INSTRUCTIONS TO FOLLOW:
Retype every line from the start of the data down to and including the line with "const seriesVals = [mchi10, mchi100, mchi200];". Skip the pictures.

++++++++++++++++++++

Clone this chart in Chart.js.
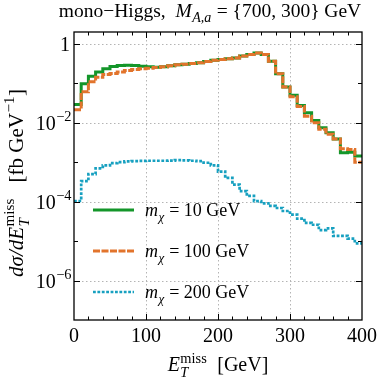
<!DOCTYPE html>
<html><head><meta charset="utf-8">
<script src="https://cdn.jsdelivr.net/npm/chart.js@4.4.0/dist/chart.umd.min.js"></script>
<style>html,body{margin:0;padding:0;background:#fff;}#wrap{position:relative;width:381px;height:381px;}</style>
</head><body><div id="wrap"><canvas id="c" width="381" height="381"></canvas></div>
<script>
// ---- data ----
const binEdges = [0,10,20,30,40,50,60,70,80,90,100,110,120,130,140,150,160,170,180,190,200,210,220,230,240,250,260,270,280,290,300,310,320,330,340,350,360,370,380,390];
const lastEdge = 400;
const mchi10 = [0.029,0.097,0.151,0.195,0.233,0.266,0.282,0.287,0.282,0.271,0.262,0.256,0.262,0.277,0.294,0.305,0.317,0.33,0.356,0.385,0.40,0.42,0.44,0.49,0.54,0.59,0.536,0.363,0.174,0.081,0.050,0.0274,0.0179,0.0114,0.0075,0.0056,0.0039,0.00174,0.0018,0.00143];
const mchi100 = [0.0213,0.061,0.109,0.143,0.167,0.177,0.195,0.211,0.223,0.233,0.241,0.251,0.262,0.277,0.294,0.305,0.317,0.33,0.356,0.385,0.40,0.42,0.44,0.49,0.54,0.59,0.536,0.363,0.174,0.081,0.0455,0.026,0.0147,0.010,0.0068,0.0051,0.0039,0.0022,0.0021,0.0010];
const mchi200 = [1.04e-4,3.3e-4,5.0e-4,7.0e-4,8.3e-4,9.5e-4,1.01e-3,1.05e-3,1.07e-3,1.08e-3,1.09e-3,1.09e-3,1.09e-3,1.10e-3,1.13e-3,1.11e-3,1.09e-3,1.06e-3,9.7e-4,8.3e-4,5.8e-4,4.0e-4,2.7e-4,1.85e-4,1.4e-4,1.03e-4,9.1e-5,7.8e-5,6.9e-5,5.8e-5,4.7e-5,3.7e-5,2.9e-5,2.6e-5,1.9e-5,2.1e-5,1.35e-5,1.35e-5,1.15e-5,8.8e-6];
const seriesLabels = ['10 GeV','100 GeV','200 GeV'];
const xTickLabels = [0,100,200,300,400];
const yTickExps = [0,-2,-4,-6];

const FAM = "'Liberation Serif','Times New Roman',serif";
function toSteps(vals){
  const pts = binEdges.map((e,i)=>({x:e,y:vals[i]}));
  pts.push({x:lastEdge,y:vals[vals.length-1]});
  return pts;
}
const styles = [
  {color:'#14962a', width:3, dash:[]},
  {color:'#e2742c', width:3, dash:[7,1.5]},
  {color:'#17a0c0', width:2.7, dash:[2.8,1.6]}
];
const seriesVals = [mchi10, mchi100, mchi200];

function rich(ctx, parts, x, y, align, base){
  const items=[]; let w=0;
  const sc = base*0.72;
  for(const p of parts){
    if(p.t!==undefined){
      const f=(p.it?'italic ':'')+base+'px '+FAM; ctx.font=f;
      const pw=ctx.measureText(p.t).width;
      items.push({kind:'t',p,f,pw}); w+=pw;
    } else {
      let sw=0, uw=0, sf=null, uf=null;
      if(p.sub){ sf=(p.subIt?'italic ':'')+sc+'px '+FAM; ctx.font=sf; sw=ctx.measureText(p.sub).width; }
      if(p.sup){ uf=(p.supIt?'italic ':'')+sc+'px '+FAM; ctx.font=uf; uw=ctx.measureText(p.sup).width; }
      const pw=Math.max(sw,uw)+1;
      items.push({kind:'s',p,sf,uf,pw}); w+=pw;
    }
  }
  let cx = align==='center'? x-w/2 : align==='right'? x-w : x;
  ctx.textAlign='left'; ctx.textBaseline='alphabetic';
  for(const it of items){
    if(it.kind==='t'){ ctx.font=it.f; ctx.fillText(it.p.t,cx,y); }
    else {
      if(it.p.sub){ ctx.font=it.sf; ctx.fillText(it.p.sub,cx+0.5,y+base*0.28); }
      if(it.p.sup){ ctx.font=it.uf; ctx.fillText(it.p.sup,cx+0.5,y-base*0.42); }
    }
    cx+=it.pw;
  }
}

const deco = {
  id:'deco',
  beforeDatasetsDraw(chart){
    const {ctx, chartArea:a, scales:{x,y}} = chart;
    ctx.save();
    ctx.strokeStyle='#b4b4b4'; ctx.lineWidth=1; ctx.setLineDash([1.5,2.5]);
    for(const v of xTickLabels){
      if(v===0||v===400) continue;
      const px=Math.round(x.getPixelForValue(v))+0.5;
      ctx.beginPath(); ctx.moveTo(px,a.top); ctx.lineTo(px,a.bottom); ctx.stroke();
    }
    for(const e of yTickExps){
      const py=Math.round(y.getPixelForValue(Math.pow(10,e)))+0.5;
      ctx.beginPath(); ctx.moveTo(a.left,py); ctx.lineTo(a.right,py); ctx.stroke();
    }
    ctx.restore();
  },
  afterDatasetsDraw(chart){
    const {ctx, chartArea:a, scales:{x,y}} = chart;
    ctx.save();
    ctx.setLineDash([]);
    ctx.strokeStyle='#000'; ctx.lineWidth=1.3;
    ctx.strokeRect(a.left,a.top,a.right-a.left,a.bottom-a.top);
    ctx.lineWidth=1;
    // x ticks
    for(let v=20; v<400; v+=20){
      const px=Math.round(x.getPixelForValue(v))+0.5;
      const L = (v%100===0)?6:3.5;
      ctx.beginPath(); ctx.moveTo(px,a.bottom); ctx.lineTo(px,a.bottom-L);
      ctx.moveTo(px,a.top); ctx.lineTo(px,a.top+L); ctx.stroke();
    }
    // y ticks
    for(let e=-6; e<=0; e++){
      const py=Math.round(y.getPixelForValue(Math.pow(10,e)))+0.5;
      const L = (e%2===0)?6:4;
      ctx.beginPath(); ctx.moveTo(a.left,py); ctx.lineTo(a.left+L,py);
      ctx.moveTo(a.right,py); ctx.lineTo(a.right-L,py); ctx.stroke();
    }
    ctx.fillStyle='#000';
    // x tick labels
    ctx.font='20px '+FAM; ctx.textAlign='center'; ctx.textBaseline='alphabetic';
    for(const v of xTickLabels){ ctx.fillText(String(v), x.getPixelForValue(v), 342); }
    // y tick labels
    for(const e of yTickExps){
      const py=y.getPixelForValue(Math.pow(10,e));
      if(e===0){ rich(ctx,[{t:'1'}],70,py+7,'right',20); }
      else { rich(ctx,[{t:'10'},{sup:'\u2212'+(-e)}],72,py+7,'right',20); }
    }
    // title
    rich(ctx,[{t:'mono\u2212Higgs,  '},{t:'M',it:true},{sub:'A,a',subIt:true},{t:' = {700, 300} GeV'}],210,17,'center',19.5);
    // x label
    rich(ctx,[{t:'E',it:true},{sub:'T',subIt:true,sup:'miss'},{t:'  [GeV]'}],218,371,'center',20);
    // y label
    ctx.save(); ctx.translate(23,183); ctx.rotate(-Math.PI/2);
    rich(ctx,[{t:'d\u03c3/dE',it:true},{sub:'T',subIt:true,sup:'miss'},{t:'   [fb GeV'},{sup:'\u22121'},{t:']'}],0,0,'center',21);
    ctx.restore();
    // legend
    const ly=[210,251,292];
    for(let i=0;i<3;i++){
      const st=styles[i];
      ctx.strokeStyle=st.color; ctx.lineWidth=st.width; ctx.setLineDash(st.dash);
      ctx.beginPath(); ctx.moveTo(93,ly[i]); ctx.lineTo(134,ly[i]); ctx.stroke();
      ctx.setLineDash([]); ctx.fillStyle='#000';
      rich(ctx,[{t:'m',it:true},{sub:'\u03c7',subIt:true},{t:' = '+seriesLabels[i]}],145,ly[i]+6,'left',18);
    }
    ctx.restore();
  }
};

const datasets = seriesVals.map((v,i)=>({
  label:'m_chi = '+seriesLabels[i],
  data:toSteps(v),
  stepped:true,
  borderColor:styles[i].color,
  borderWidth:styles[i].width,
  borderDash:styles[i].dash,
  borderCapStyle:'butt',
  borderJoinStyle:'miter',
  pointRadius:0,
  fill:false,
  order:[1,0,2][i]
}));

new Chart(document.getElementById('c'),{
  type:'line',
  data:{datasets},
  options:{
    responsive:false, animation:false, devicePixelRatio:1,
    layout:{padding:{left:74,top:32,right:19,bottom:61}},
    scales:{
      x:{type:'linear',min:0,max:400,display:false},
      y:{type:'logarithmic',min:1e-7,max:2,display:false}
    },
    plugins:{legend:{display:false},tooltip:{enabled:false}}
  },
  plugins:[deco]
});
</script></body></html>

++++++++++++++++++++

FULL SOLUTION:
Clone this chart in Chart.js.
<!DOCTYPE html>
<html><head><meta charset="utf-8">
<script src="https://cdn.jsdelivr.net/npm/chart.js@4.4.0/dist/chart.umd.min.js"></script>
<style>html,body{margin:0;padding:0;background:#fff;}#wrap{position:relative;width:381px;height:381px;}</style>
</head><body><div id="wrap"><canvas id="c" width="381" height="381"></canvas></div>
<script>
// ---- data ----
const binEdges = [0,10,20,30,40,50,60,70,80,90,100,110,120,130,140,150,160,170,180,190,200,210,220,230,240,250,260,270,280,290,300,310,320,330,340,350,360,370,380,390];
const lastEdge = 400;
const mchi10 = [0.029,0.097,0.151,0.195,0.233,0.266,0.282,0.287,0.282,0.271,0.262,0.256,0.262,0.277,0.294,0.305,0.317,0.33,0.356,0.385,0.40,0.42,0.44,0.49,0.54,0.59,0.536,0.363,0.174,0.081,0.050,0.0274,0.0179,0.0114,0.0075,0.0056,0.0039,0.00174,0.0018,0.00143];
const mchi100 = [0.0213,0.061,0.109,0.143,0.167,0.177,0.195,0.211,0.223,0.233,0.241,0.251,0.262,0.277,0.294,0.305,0.317,0.33,0.356,0.385,0.40,0.42,0.44,0.49,0.54,0.59,0.536,0.363,0.174,0.081,0.0455,0.026,0.0147,0.010,0.0068,0.0051,0.0039,0.0022,0.0021,0.0010];
const mchi200 = [1.04e-4,3.3e-4,5.0e-4,7.0e-4,8.3e-4,9.5e-4,1.01e-3,1.05e-3,1.07e-3,1.08e-3,1.09e-3,1.09e-3,1.09e-3,1.10e-3,1.13e-3,1.11e-3,1.09e-3,1.06e-3,9.7e-4,8.3e-4,5.8e-4,4.0e-4,2.7e-4,1.85e-4,1.4e-4,1.03e-4,9.1e-5,7.8e-5,6.9e-5,5.8e-5,4.7e-5,3.7e-5,2.9e-5,2.6e-5,1.9e-5,2.1e-5,1.35e-5,1.35e-5,1.15e-5,8.8e-6];
const seriesLabels = ['10 GeV','100 GeV','200 GeV'];
const xTickLabels = [0,100,200,300,400];
const yTickExps = [0,-2,-4,-6];

const FAM = "'Liberation Serif','Times New Roman',serif";
function toSteps(vals){
  const pts = binEdges.map((e,i)=>({x:e,y:vals[i]}));
  pts.push({x:lastEdge,y:vals[vals.length-1]});
  return pts;
}
const styles = [
  {color:'#14962a', width:3, dash:[]},
  {color:'#e2742c', width:3, dash:[7,1.5]},
  {color:'#17a0c0', width:2.7, dash:[2.8,1.6]}
];
const seriesVals = [mchi10, mchi100, mchi200];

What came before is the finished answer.